SHORT EXERCISE.
Give the listing again in full, exactly as written.

COLLECTED MATERIAL.
▬▬▬▬▬▬▬▬▬▬
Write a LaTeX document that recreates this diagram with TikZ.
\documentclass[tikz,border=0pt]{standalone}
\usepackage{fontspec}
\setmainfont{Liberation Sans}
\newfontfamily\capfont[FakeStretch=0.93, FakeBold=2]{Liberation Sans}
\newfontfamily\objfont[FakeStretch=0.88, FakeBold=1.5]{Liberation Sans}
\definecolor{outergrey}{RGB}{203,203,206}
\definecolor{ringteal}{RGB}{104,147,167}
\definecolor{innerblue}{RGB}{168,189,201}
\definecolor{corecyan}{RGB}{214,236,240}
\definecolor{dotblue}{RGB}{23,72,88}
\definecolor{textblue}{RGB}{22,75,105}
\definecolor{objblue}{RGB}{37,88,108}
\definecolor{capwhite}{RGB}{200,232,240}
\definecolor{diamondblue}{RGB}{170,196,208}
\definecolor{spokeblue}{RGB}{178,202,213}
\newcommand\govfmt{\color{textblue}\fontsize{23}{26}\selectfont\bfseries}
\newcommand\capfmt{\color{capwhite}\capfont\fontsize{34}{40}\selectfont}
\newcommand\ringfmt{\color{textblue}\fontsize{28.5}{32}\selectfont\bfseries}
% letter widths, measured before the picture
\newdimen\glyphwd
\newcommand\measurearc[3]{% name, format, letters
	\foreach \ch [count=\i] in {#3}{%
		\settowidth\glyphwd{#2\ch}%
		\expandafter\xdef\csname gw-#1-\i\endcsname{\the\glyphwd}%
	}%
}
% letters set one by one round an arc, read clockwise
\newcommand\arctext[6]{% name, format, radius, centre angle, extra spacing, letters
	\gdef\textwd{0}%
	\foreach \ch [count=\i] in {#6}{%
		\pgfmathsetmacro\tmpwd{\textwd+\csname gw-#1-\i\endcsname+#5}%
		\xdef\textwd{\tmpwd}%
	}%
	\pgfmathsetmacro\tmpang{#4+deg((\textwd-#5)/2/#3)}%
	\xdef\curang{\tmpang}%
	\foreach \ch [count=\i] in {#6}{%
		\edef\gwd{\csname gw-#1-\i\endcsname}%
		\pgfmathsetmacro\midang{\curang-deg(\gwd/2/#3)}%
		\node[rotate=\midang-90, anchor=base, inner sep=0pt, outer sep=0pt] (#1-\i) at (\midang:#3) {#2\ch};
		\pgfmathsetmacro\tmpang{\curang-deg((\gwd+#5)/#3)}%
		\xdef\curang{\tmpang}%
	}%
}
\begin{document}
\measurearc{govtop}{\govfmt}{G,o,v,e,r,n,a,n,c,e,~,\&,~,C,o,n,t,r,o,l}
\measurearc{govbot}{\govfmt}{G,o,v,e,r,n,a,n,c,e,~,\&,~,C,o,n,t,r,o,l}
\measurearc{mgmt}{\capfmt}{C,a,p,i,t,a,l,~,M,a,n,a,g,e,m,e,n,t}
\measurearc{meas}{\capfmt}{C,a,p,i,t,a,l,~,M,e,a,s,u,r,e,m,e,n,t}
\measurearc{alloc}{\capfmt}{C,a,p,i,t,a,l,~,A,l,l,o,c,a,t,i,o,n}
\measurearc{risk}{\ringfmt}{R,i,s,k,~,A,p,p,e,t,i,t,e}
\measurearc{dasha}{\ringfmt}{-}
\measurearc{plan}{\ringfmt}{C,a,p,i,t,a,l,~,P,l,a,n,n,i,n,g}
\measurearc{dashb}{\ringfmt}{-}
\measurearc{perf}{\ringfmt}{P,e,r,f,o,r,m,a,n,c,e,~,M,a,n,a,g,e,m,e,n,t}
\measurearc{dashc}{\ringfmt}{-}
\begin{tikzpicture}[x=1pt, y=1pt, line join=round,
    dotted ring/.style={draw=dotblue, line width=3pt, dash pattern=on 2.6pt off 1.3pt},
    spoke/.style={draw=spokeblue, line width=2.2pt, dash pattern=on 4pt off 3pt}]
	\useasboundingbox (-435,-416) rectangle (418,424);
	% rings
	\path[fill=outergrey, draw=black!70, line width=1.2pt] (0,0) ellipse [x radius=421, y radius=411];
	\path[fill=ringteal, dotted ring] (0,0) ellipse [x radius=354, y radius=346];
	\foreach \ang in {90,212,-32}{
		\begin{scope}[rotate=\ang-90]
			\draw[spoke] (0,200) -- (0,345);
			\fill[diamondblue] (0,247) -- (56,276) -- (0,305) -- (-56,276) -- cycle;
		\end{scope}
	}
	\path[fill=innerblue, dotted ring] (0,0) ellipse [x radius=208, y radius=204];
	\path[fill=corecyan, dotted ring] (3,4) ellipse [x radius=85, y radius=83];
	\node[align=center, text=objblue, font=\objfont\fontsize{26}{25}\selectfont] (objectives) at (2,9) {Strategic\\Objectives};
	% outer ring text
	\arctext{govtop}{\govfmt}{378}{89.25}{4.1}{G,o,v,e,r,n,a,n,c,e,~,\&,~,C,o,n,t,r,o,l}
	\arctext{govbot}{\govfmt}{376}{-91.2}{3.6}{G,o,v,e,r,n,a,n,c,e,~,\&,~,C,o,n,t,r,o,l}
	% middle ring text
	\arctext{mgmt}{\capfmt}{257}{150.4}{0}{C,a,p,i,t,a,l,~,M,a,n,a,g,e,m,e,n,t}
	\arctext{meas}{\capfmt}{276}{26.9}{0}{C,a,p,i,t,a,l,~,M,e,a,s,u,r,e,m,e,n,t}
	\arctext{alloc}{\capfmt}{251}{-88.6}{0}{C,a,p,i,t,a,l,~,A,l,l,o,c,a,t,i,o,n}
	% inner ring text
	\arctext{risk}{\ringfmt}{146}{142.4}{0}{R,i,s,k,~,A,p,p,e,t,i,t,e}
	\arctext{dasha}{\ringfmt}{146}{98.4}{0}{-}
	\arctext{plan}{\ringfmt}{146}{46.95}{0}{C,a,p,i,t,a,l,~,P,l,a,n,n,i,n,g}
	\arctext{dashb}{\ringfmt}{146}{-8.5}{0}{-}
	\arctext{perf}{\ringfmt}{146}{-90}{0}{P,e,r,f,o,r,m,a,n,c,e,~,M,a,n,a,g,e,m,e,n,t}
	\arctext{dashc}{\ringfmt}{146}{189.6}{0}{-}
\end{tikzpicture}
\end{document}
▬▬▬▬▬▬▬▬▬▬
TASK ANSWER.
Write a LaTeX document that recreates this diagram with TikZ.
\documentclass[tikz,border=0pt]{standalone}
\usepackage{fontspec}
\setmainfont{Liberation Sans}
\newfontfamily\capfont[FakeStretch=0.93, FakeBold=2]{Liberation Sans}
\newfontfamily\objfont[FakeStretch=0.88, FakeBold=1.5]{Liberation Sans}
\definecolor{outergrey}{RGB}{203,203,206}
\definecolor{ringteal}{RGB}{104,147,167}
\definecolor{innerblue}{RGB}{168,189,201}
\definecolor{corecyan}{RGB}{214,236,240}
\definecolor{dotblue}{RGB}{23,72,88}
\definecolor{textblue}{RGB}{22,75,105}
\definecolor{objblue}{RGB}{37,88,108}
\definecolor{capwhite}{RGB}{200,232,240}
\definecolor{diamondblue}{RGB}{170,196,208}
\definecolor{spokeblue}{RGB}{178,202,213}
\newcommand\govfmt{\color{textblue}\fontsize{23}{26}\selectfont\bfseries}
\newcommand\capfmt{\color{capwhite}\capfont\fontsize{34}{40}\selectfont}
\newcommand\ringfmt{\color{textblue}\fontsize{28.5}{32}\selectfont\bfseries}
% letter widths, measured before the picture
\newdimen\glyphwd
\newcommand\measurearc[3]{% name, format, letters
	\foreach \ch [count=\i] in {#3}{%
		\settowidth\glyphwd{#2\ch}%
		\expandafter\xdef\csname gw-#1-\i\endcsname{\the\glyphwd}%
	}%
}
% letters set one by one round an arc, read clockwise
\newcommand\arctext[6]{% name, format, radius, centre angle, extra spacing, letters
	\gdef\textwd{0}%
	\foreach \ch [count=\i] in {#6}{%
		\pgfmathsetmacro\tmpwd{\textwd+\csname gw-#1-\i\endcsname+#5}%
		\xdef\textwd{\tmpwd}%
	}%
	\pgfmathsetmacro\tmpang{#4+deg((\textwd-#5)/2/#3)}%
	\xdef\curang{\tmpang}%
	\foreach \ch [count=\i] in {#6}{%
		\edef\gwd{\csname gw-#1-\i\endcsname}%
		\pgfmathsetmacro\midang{\curang-deg(\gwd/2/#3)}%
		\node[rotate=\midang-90, anchor=base, inner sep=0pt, outer sep=0pt] (#1-\i) at (\midang:#3) {#2\ch};
		\pgfmathsetmacro\tmpang{\curang-deg((\gwd+#5)/#3)}%
		\xdef\curang{\tmpang}%
	}%
}
\begin{document}
\measurearc{govtop}{\govfmt}{G,o,v,e,r,n,a,n,c,e,~,\&,~,C,o,n,t,r,o,l}
\measurearc{govbot}{\govfmt}{G,o,v,e,r,n,a,n,c,e,~,\&,~,C,o,n,t,r,o,l}
\measurearc{mgmt}{\capfmt}{C,a,p,i,t,a,l,~,M,a,n,a,g,e,m,e,n,t}
\measurearc{meas}{\capfmt}{C,a,p,i,t,a,l,~,M,e,a,s,u,r,e,m,e,n,t}
\measurearc{alloc}{\capfmt}{C,a,p,i,t,a,l,~,A,l,l,o,c,a,t,i,o,n}
\measurearc{risk}{\ringfmt}{R,i,s,k,~,A,p,p,e,t,i,t,e}
\measurearc{dasha}{\ringfmt}{-}
\measurearc{plan}{\ringfmt}{C,a,p,i,t,a,l,~,P,l,a,n,n,i,n,g}
\measurearc{dashb}{\ringfmt}{-}
\measurearc{perf}{\ringfmt}{P,e,r,f,o,r,m,a,n,c,e,~,M,a,n,a,g,e,m,e,n,t}
\measurearc{dashc}{\ringfmt}{-}
\begin{tikzpicture}[x=1pt, y=1pt, line join=round,
    dotted ring/.style={draw=dotblue, line width=3pt, dash pattern=on 2.6pt off 1.3pt},
    spoke/.style={draw=spokeblue, line width=2.2pt, dash pattern=on 4pt off 3pt}]
	\useasboundingbox (-435,-416) rectangle (418,424);
	% rings
	\path[fill=outergrey, draw=black!70, line width=1.2pt] (0,0) ellipse [x radius=421, y radius=411];
	\path[fill=ringteal, dotted ring] (0,0) ellipse [x radius=354, y radius=346];
	\foreach \ang in {90,212,-32}{
		\begin{scope}[rotate=\ang-90]
			\draw[spoke] (0,200) -- (0,345);
			\fill[diamondblue] (0,247) -- (56,276) -- (0,305) -- (-56,276) -- cycle;
		\end{scope}
	}
	\path[fill=innerblue, dotted ring] (0,0) ellipse [x radius=208, y radius=204];
	\path[fill=corecyan, dotted ring] (3,4) ellipse [x radius=85, y radius=83];
	\node[align=center, text=objblue, font=\objfont\fontsize{26}{25}\selectfont] (objectives) at (2,9) {Strategic\\Objectives};
	% outer ring text
	\arctext{govtop}{\govfmt}{378}{89.25}{4.1}{G,o,v,e,r,n,a,n,c,e,~,\&,~,C,o,n,t,r,o,l}
	\arctext{govbot}{\govfmt}{376}{-91.2}{3.6}{G,o,v,e,r,n,a,n,c,e,~,\&,~,C,o,n,t,r,o,l}
	% middle ring text
	\arctext{mgmt}{\capfmt}{257}{150.4}{0}{C,a,p,i,t,a,l,~,M,a,n,a,g,e,m,e,n,t}
	\arctext{meas}{\capfmt}{276}{26.9}{0}{C,a,p,i,t,a,l,~,M,e,a,s,u,r,e,m,e,n,t}
	\arctext{alloc}{\capfmt}{251}{-88.6}{0}{C,a,p,i,t,a,l,~,A,l,l,o,c,a,t,i,o,n}
	% inner ring text
	\arctext{risk}{\ringfmt}{146}{142.4}{0}{R,i,s,k,~,A,p,p,e,t,i,t,e}
	\arctext{dasha}{\ringfmt}{146}{98.4}{0}{-}
	\arctext{plan}{\ringfmt}{146}{46.95}{0}{C,a,p,i,t,a,l,~,P,l,a,n,n,i,n,g}
	\arctext{dashb}{\ringfmt}{146}{-8.5}{0}{-}
	\arctext{perf}{\ringfmt}{146}{-90}{0}{P,e,r,f,o,r,m,a,n,c,e,~,M,a,n,a,g,e,m,e,n,t}
	\arctext{dashc}{\ringfmt}{146}{189.6}{0}{-}
\end{tikzpicture}
\end{document}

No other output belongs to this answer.